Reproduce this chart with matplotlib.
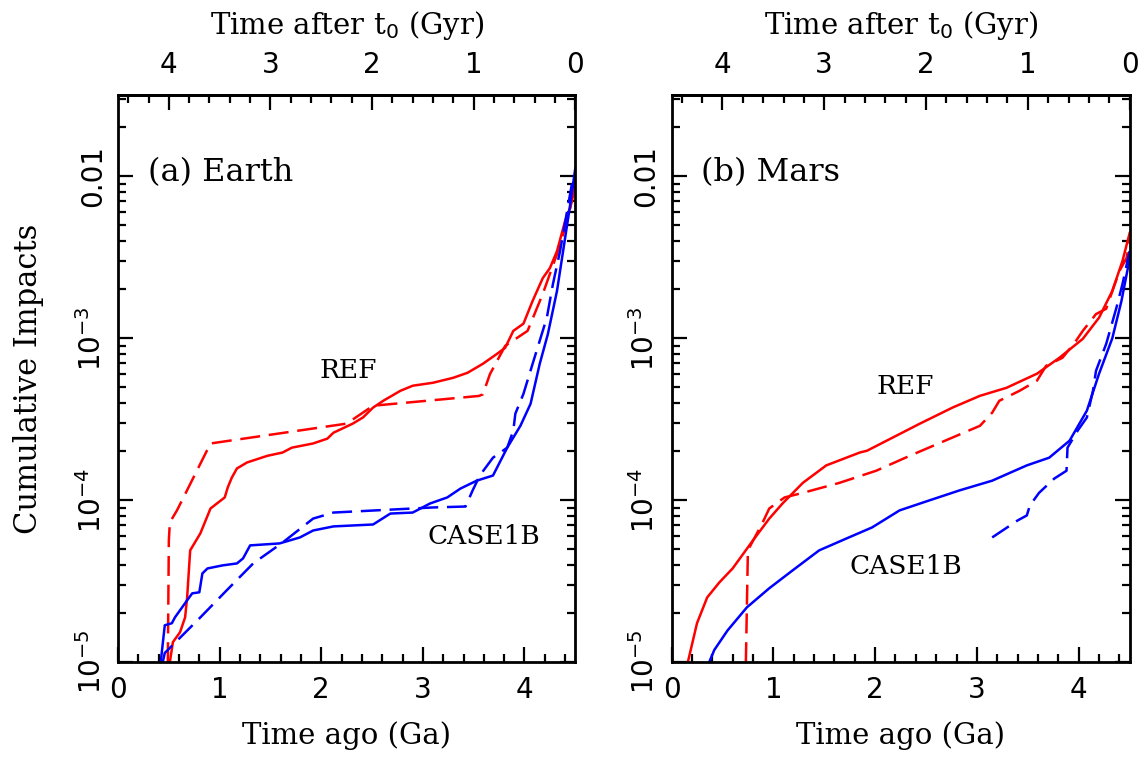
import numpy as np
import matplotlib
matplotlib.use('Agg')
import matplotlib.pyplot as plt
from matplotlib.ticker import FixedLocator, MultipleLocator, LogLocator, NullFormatter, FuncFormatter

# cumulative impacts vs time ago (Ga); REF = red, CASE1B = blue, solid / dashed runs
earth_ref_t = [0.51, 0.54, 0.61, 0.66, 0.68, 0.71, 0.81, 0.91, 1.05, 1.08, 1.12, 1.17, 1.27, 1.47,
               1.62, 1.71, 1.92, 2.06, 2.12, 2.31, 2.41, 2.51, 2.61, 2.78, 2.90, 3.10, 3.30, 3.44,
               3.59, 3.73, 3.81, 3.89, 3.99, 4.08, 4.18, 4.25, 4.32, 4.40, 4.45, 4.50]
earth_ref_n = [1.0e-5, 1.33e-5, 1.53e-5, 1.89e-5, 2.51e-5, 4.90e-5, 6.24e-5, 8.89e-5, 1.04e-4,
               1.20e-4, 1.38e-4, 1.57e-4, 1.71e-4, 1.88e-4, 1.97e-4, 2.11e-4, 2.24e-4, 2.40e-4,
               2.61e-4, 2.97e-4, 3.24e-4, 3.73e-4, 4.11e-4, 4.74e-4, 5.09e-4, 5.31e-4, 5.70e-4,
               6.12e-4, 6.95e-4, 8.01e-4, 8.73e-4, 1.11e-3, 1.23e-3, 1.70e-3, 2.35e-3, 2.71e-3,
               3.45e-3, 5.3e-3, 6.4e-3, 9.6e-3]
earth_ref2_t = [0.49, 0.50, 0.51, 0.58, 0.91, 2.25, 2.51, 3.55, 3.59, 3.66, 3.81, 4.03, 4.08,
                4.18, 4.32, 4.42, 4.50]
earth_ref2_n = [1.0e-5, 5.65e-5, 7.3e-5, 8.65e-5, 2.24e-4, 2.97e-4, 3.83e-4, 4.40e-4, 4.5e-4,
                6.0e-4, 8.97e-4, 1.11e-3, 1.32e-3, 1.88e-3, 3.31e-3, 5.28e-3, 8.7e-3]
earth_case_t = [0.42, 0.46, 0.53, 0.56, 0.68, 0.73, 0.80, 0.83, 0.88, 1.03, 1.17, 1.23, 1.30,
                1.59, 1.79, 1.92, 2.12, 2.51, 2.68, 2.90, 3.07, 3.24, 3.37, 3.53, 3.69, 3.83,
                3.96, 4.06, 4.15, 4.23, 4.32, 4.38, 4.45, 4.50]
earth_case_n = [1.0e-5, 1.69e-5, 1.74e-5, 1.89e-5, 2.41e-5, 2.66e-5, 2.70e-5, 3.53e-5, 3.79e-5,
                3.96e-5, 4.07e-5, 4.37e-5, 5.26e-5, 5.41e-5, 5.89e-5, 6.50e-5, 6.89e-5, 7.08e-5,
                8.27e-5, 8.39e-5, 9.54e-5, 1.04e-4, 1.18e-4, 1.32e-4, 1.42e-4, 2.11e-4, 2.88e-4,
                3.94e-4, 6.95e-4, 1.06e-3, 1.96e-3, 3.45e-3, 6.7e-3, 1.12e-2]
earth_case2_t = [0.44, 0.46, 0.81, 1.07, 1.33, 1.62, 1.92, 2.12, 3.10, 3.42, 3.49, 3.56, 3.69,
                 3.83, 3.89, 3.91, 3.99, 4.08, 4.22, 4.28, 4.35, 4.48]
earth_case2_n = [1.0e-5, 1.14e-5, 1.89e-5, 2.78e-5, 4.07e-5, 5.48e-5, 7.70e-5, 8.39e-5, 9.02e-5,
                 9.14e-5, 1.15e-4, 1.42e-4, 1.83e-4, 2.11e-4, 2.69e-4, 3.42e-4, 4.54e-4, 6.95e-4,
                 1.34e-3, 2.16e-3, 3.45e-3, 1.0e-2]

mars_ref_t = [0.16, 0.25, 0.35, 0.47, 0.60, 0.80, 0.96, 1.09, 1.29, 1.52, 1.85, 1.92, 2.44, 2.76,
              3.03, 3.29, 3.59, 3.81, 4.04, 4.20, 4.33, 4.43, 4.50]
mars_ref_n = [1.0e-5, 1.74e-5, 2.51e-5, 3.11e-5, 3.79e-5, 5.65e-5, 7.70e-5, 9.54e-5, 1.28e-4,
              1.64e-4, 1.97e-4, 2.02e-4, 2.97e-4, 3.73e-4, 4.41e-4, 4.94e-4, 6.04e-4, 7.57e-4,
              9.91e-4, 1.34e-3, 1.96e-3, 3.00e-3, 4.45e-3]
mars_ref2_t = [0.73, 0.75, 0.89, 0.96, 1.11, 1.29, 1.65, 2.01, 2.34, 3.03, 3.15, 3.22, 3.42,
               3.59, 3.68, 3.84, 3.96, 4.04, 4.17, 4.27, 4.40, 4.47, 4.50]
mars_ref2_n = [1.0e-5, 4.90e-5, 7.18e-5, 8.89e-5, 1.04e-4, 1.11e-4, 1.28e-4, 1.52e-4, 1.88e-4,
               2.88e-4, 3.47e-4, 4.11e-4, 4.74e-4, 5.47e-4, 6.76e-4, 7.57e-4, 9.37e-4, 1.11e-3,
               1.41e-3, 1.52e-3, 2.60e-3, 3.13e-3, 3.98e-3]
mars_case_t = [0.37, 0.42, 0.55, 0.74, 0.96, 1.19, 1.45, 1.72, 1.97, 2.24, 2.53, 2.83, 3.15,
               3.49, 3.71, 3.91, 4.08, 4.20, 4.33, 4.42, 4.50]
mars_case_n = [1.0e-5, 1.19e-5, 1.57e-5, 2.18e-5, 2.86e-5, 3.69e-5, 4.90e-5, 5.81e-5, 6.79e-5,
               8.65e-5, 9.96e-5, 1.15e-4, 1.32e-4, 1.64e-4, 1.83e-4, 2.33e-4, 3.57e-4, 6.04e-4,
               1.00e-3, 1.70e-3, 3.08e-3]
mars_case2_t = [3.15, 3.40, 3.49, 3.52, 3.61, 3.76, 3.88, 3.89, 3.99, 4.08, 4.14, 4.17, 4.27,
                4.37, 4.43, 4.50]
mars_case2_n = [5.89e-5, 7.50e-5, 8.05e-5, 9.27e-5, 1.11e-4, 1.36e-4, 1.52e-4, 2.11e-4, 2.69e-4,
                3.24e-4, 4.74e-4, 6.30e-4, 9.23e-4, 1.54e-3, 2.16e-3, 3.45e-3]

t0 = 4.5
serif = 'DejaVu Serif'
plt.rcParams['font.family'] = 'DejaVu Sans'
plt.rcParams['mathtext.fontset'] = 'dejavusans'

fig = plt.figure(figsize=(11.46, 7.62), dpi=100)
ax1 = fig.add_axes([0.103, 0.131, 0.399, 0.744])
ax2 = fig.add_axes([0.586, 0.131, 0.3997, 0.744])

dash = (0, (8, 3.5))
lw = 1.8


def ylab(v, pos):
    e = int(round(np.log10(v)))
    if e == -2:
        return '0.01'
    return r'$10^{%d}$' % e


def setup(ax):
    ax.set_yscale('log')
    ax.set_xlim(0, t0)
    ax.set_ylim(1e-5, 10**-1.5)
    for s in ax.spines.values():
        s.set_linewidth(2)
    ax.xaxis.set_major_locator(MultipleLocator(1))
    ax.xaxis.set_minor_locator(MultipleLocator(0.2))
    ax.yaxis.set_major_locator(LogLocator(10))
    ax.yaxis.set_minor_locator(LogLocator(10, subs=np.arange(2, 10)))
    ax.yaxis.set_minor_formatter(NullFormatter())
    ax.yaxis.set_major_formatter(FuncFormatter(ylab))
    ax.tick_params(which='both', direction='in', right=True, top=False, width=1.6)
    ax.tick_params(which='major', length=11, labelsize=20)
    ax.tick_params(which='minor', length=6)
    ax.tick_params(axis='x', pad=10)
    ax.tick_params(axis='y', pad=8)
    for lab in ax.get_yticklabels():
        lab.set_rotation(90)
        lab.set_va('center')
    ax.set_xlabel('Time ago (Ga)', family=serif, fontsize=21, labelpad=12)

    top = ax.secondary_xaxis('top', functions=(lambda x: t0 - x, lambda x: t0 - x))
    top.spines['top'].set_linewidth(2)
    top.xaxis.set_major_locator(FixedLocator([0, 1, 2, 3, 4]))
    top.xaxis.set_minor_locator(FixedLocator(np.arange(0, 4.61, 0.2)))
    top.tick_params(which='both', direction='in', width=1.6)
    top.tick_params(which='major', length=11, labelsize=20, pad=12)
    top.tick_params(which='minor', length=6)
    top.set_xlabel(r'Time after t$_0$ (Gyr)', family=serif, fontsize=21, labelpad=12)


setup(ax1)
setup(ax2)

ax1.plot(earth_ref_t, earth_ref_n, color='red', lw=lw)
ax1.plot(earth_ref2_t, earth_ref2_n, color='red', lw=lw, ls=dash)
ax1.plot(earth_case_t, earth_case_n, color='blue', lw=lw)
ax1.plot(earth_case2_t, earth_case2_n, color='blue', lw=lw, ls=dash)
ax1.text(0.29, 1.05e-2, '(a) Earth', family=serif, fontsize=23, va='center')
ax1.text(2.27, 6.3e-4, 'REF', family=serif, fontsize=19, ha='center', va='center')
ax1.text(3.6, 6.0e-5, 'CASE1B', family=serif, fontsize=19, ha='center', va='center')
ax1.set_ylabel('Cumulative Impacts', family=serif, fontsize=22, labelpad=24)

ax2.plot(mars_ref_t, mars_ref_n, color='red', lw=lw)
ax2.plot(mars_ref2_t, mars_ref2_n, color='red', lw=lw, ls=dash)
ax2.plot(mars_case_t, mars_case_n, color='blue', lw=lw)
ax2.plot(mars_case2_t, mars_case2_n, color='blue', lw=lw, ls=dash)
ax2.text(0.29, 1.05e-2, '(b) Mars', family=serif, fontsize=23, va='center')
ax2.text(2.3, 5.0e-4, 'REF', family=serif, fontsize=19, ha='center', va='center')
ax2.text(2.3, 3.9e-5, 'CASE1B', family=serif, fontsize=19, ha='center', va='center')

fig.savefig('out.png', dpi=100)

WHAT YOU WILL DO:
Write out exactly the opening lines of the data, stopping after the line that holds "from matplotlib.ticker import". Exclude pictures.

FINISHED TASK:
Reproduce this chart with matplotlib.
import numpy as np
import matplotlib
matplotlib.use('Agg')
import matplotlib.pyplot as plt
from matplotlib.ticker import FixedLocator, MultipleLocator, LogLocator, NullFormatter, FuncFormatter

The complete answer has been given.